La vaccinazione anti Covid alle Molinette di Torino - Ansa
Parlare di quinta ondata di Covid-19 non trova d’accordo tutti gli esperti, che però in genere ribadiscono che è opportuno tenere alta la guardia anche se dal 31 marzo alcune misure di precauzione non saranno più obbligatorie. Gran parte dei dubbi riguardano gli sviluppi della variante Omicron 2, riconosciuta come ancora più contagiosa della parente Omicron. E il ritorno alla gestione sanitaria ordinaria, dopo la fine dello stato di emergenza, non lascia tranquilla la Federazione nazionale degli Ordini dei medici chirurghi e degli odontoiatri (Fnomceo), che per bocca del suo presidente Filippo Anelli osserva: «La gestione centralizzata si è dimostrata virtuosa, in particolare per la campagna vaccinale.
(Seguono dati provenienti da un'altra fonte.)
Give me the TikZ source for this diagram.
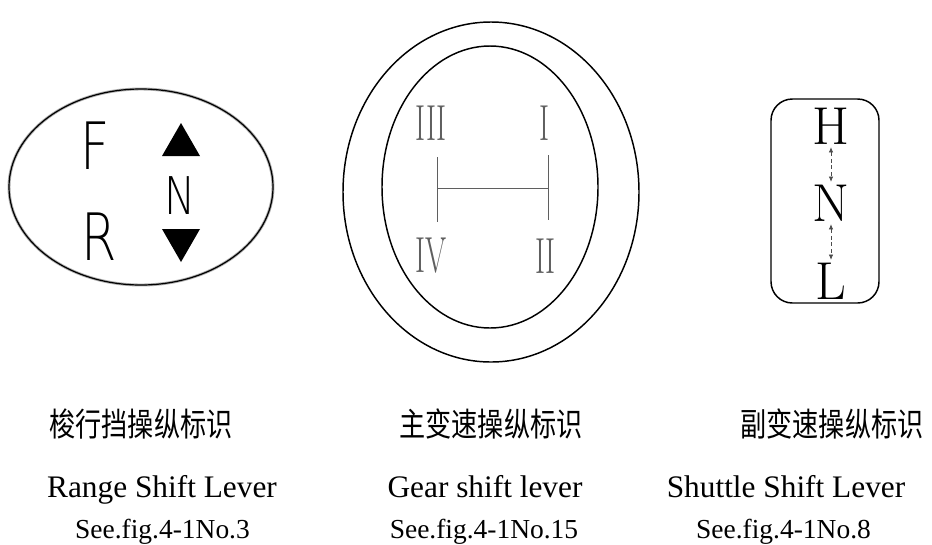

Oggi il timore è che tutto torni alle Regioni, con i limiti di disomogeneità che conosciamo».
Ammonisce a «non avere la memoria corta» Fabio Ciciliano, dirigente della Polizia e componente del Comitato tecnico-scientifico (Cts) destinato a sciogliersi tra 10 giorni, ma osserva che «significa che le condizioni generali del Paese possono consentire il ritorno a una gestione normale del fenomeno sui territori», anche se la pandemia non è finita. «Quello che deve essere valutato – sottolinea – è l’impatto sui sistemi sanitari regionali dei nuovi ricoveri nei reparti ordinari di degenza Covid e nelle terapie intensive. I numeri sono in riduzione dal picco della seconda settimana di gennaio scorso». Ieri i nuovi casi in Italia sono stati 32.573 (meno di domenica ma più di lunedì 14) e i morti 119: scesa di 4 l’occupazione di posti letto in terapia intensiva, ma aumentati di 298 i ricoverati in reparti ordinari.
Più preoccupato l’epidemiologo Pier Luigi Lopalco (docente di Igiene dall’Università del Salento): «È sicuramente l’innesco di una nuova ondata», sia per la presenza della nuova variante di Sars-CoV-2, «più trasmissibile di Omicron 1», sia per «l’abbassamento delle misure individuali di protezione, successivo al cambio di regole delle ultime settimane». E ribadisce l’appello a vaccinarsi, soprattutto gli over50 ancora privi di terza dose. Il virologo Fabrizio Pregliasco (direttore sanitario dell’ospedale Galeazzi di Milano) predica «prudenza e progressività nelle misure perché si potrebbe anche dover tornare indietro. Diciamo che questo virus ci darà ancora del filo da torcere». Gli effetti sono meno “pesanti” sia perché il virus è meno “cattivo” sia perché abbiamo una quota notevole di vaccinati e guariti.
Più ottimista Matteo Bassetti, direttore di Malattie infettive del Policlinico San Martino di Genova: «Non credo che siamo di fronte a una quinta ondata. Forse è la prima ondata di un virus depotenziato perché non è paragonabile alle precedenti quattro ondate e perché i nostri ospedali hanno pressione zero. Ovvero, questo aumento dei contagi non porta a una malattia grave».
«Credo che anche i ricoveri aumenteranno nei prossimi giorni – osserva Andrea Crisanti, direttore del Dipartimento di medicina molecolare dell’università di Padova –. Ma la sottovariante Omicron 2 non lascia scelta: bisogna proteggere i fragili. Non si può fare nulla con questi livelli di trasmissione, non funziona nessuna misura parziale. Quindi proseguiamo con le riaperture».
Anzi, contesta i tempi: «io avrei liberalizzato tutto e subito a partire da fine gennaio, perché aspettare è stato controproducente. Le persone che si infettano adesso sono più vulnerabili, perché è passato più tempo dalla vaccinazione e dall’ultima volta che si sono infettati». Anche Massimo Clementi, direttore del Laboratorio di microbiologia e virologia dell’università Vita-Salute San Raffaele di Milano, nega la quinta ondata: «È un virus che nella sua evoluzione ha modificato non soltanto le caratteristiche genetiche, ma anche quelle fenotipiche: dà cioè un’infezione diversa. Se continua così, auspicabilmente potrebbe diventare un’infezione stagionale delle vie aeree superiori». Quindi, «il percorso di riaperture va portato avanti così come è stato annunciato».
Che si tratti di un virus molto diverso («molto attenuato) da quello originale è convinta Maria Rita Gismondo, direttrice del Laboratorio di microbiologia clinica dell’ospedale Sacco di Milano, che invita a «non cedere al panico».